I'm not really sure if you need to spend time on getting Flatpak build
working. If you build the same (or similar) Nautilus version as is
already installed in the template, all dependencies should be already in
place, so it should be still easy.

> The version that was built couldn't find installed extensions however,
> which lead me to think it was packaged as a Flatpak, with a policy that
> prevented reading it from the extensions directory. (Though I could
> navigate to the extensions directory in Nautilus, so presumably you can
> access it??)
>
> Checking out the master branch did reveal a Flatpak manifest
> (org.gnome.Nautilus.json), however I am unable to build the latest
> version due to a dependency on glibc v2.51.2 on Fedora 25 (v2.50.3 is
> installed).
>
> Also not even sure if the latest version is compatible with Qubes since
> we use 3.22 Nautilus at the moment..
>
> Anyways, that's where I stand with all that. IRC has been helpful with
> some answers, but I still have a lot of questions :)

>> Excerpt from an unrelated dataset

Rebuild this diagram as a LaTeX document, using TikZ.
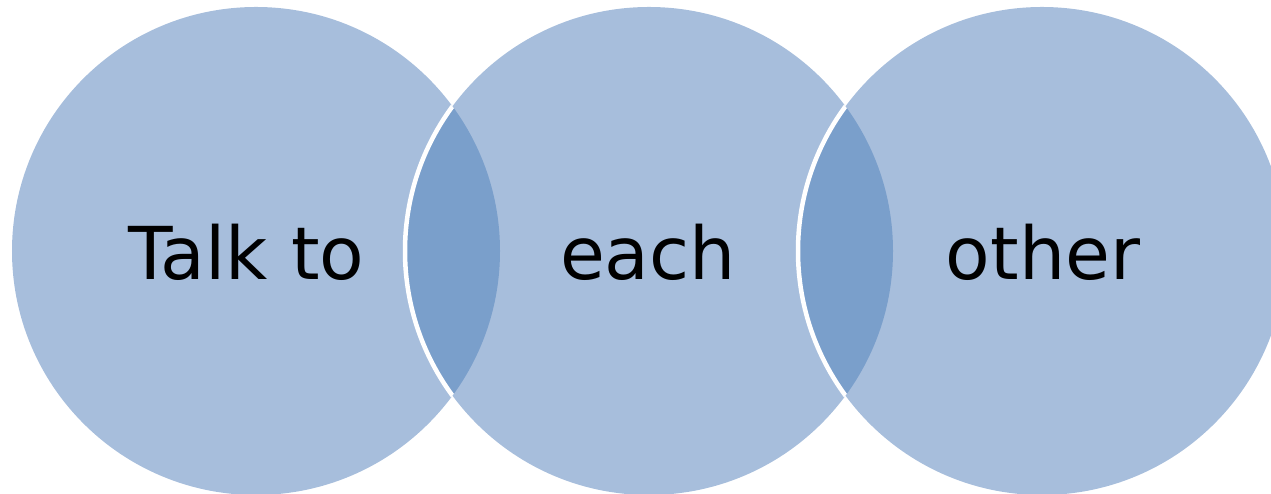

Maybe, just guessing, it looks for extensions somewhere else? Like /lib
instead of /usr/lib or such. I'd check ./configure (or equivalent)
options. And if still nothing, use strace to check where it really looks
(log to a file, then grep for "extensions" or some similar phrase). See
"-s ..." and "-v" options if paths are truncated in log.

- --
Best Regards,
Marek Marczykowski-Górecki
Invisible Things Lab
A: Because it messes up the order in which people normally read text.
Q: Why is top-posting such a bad thing?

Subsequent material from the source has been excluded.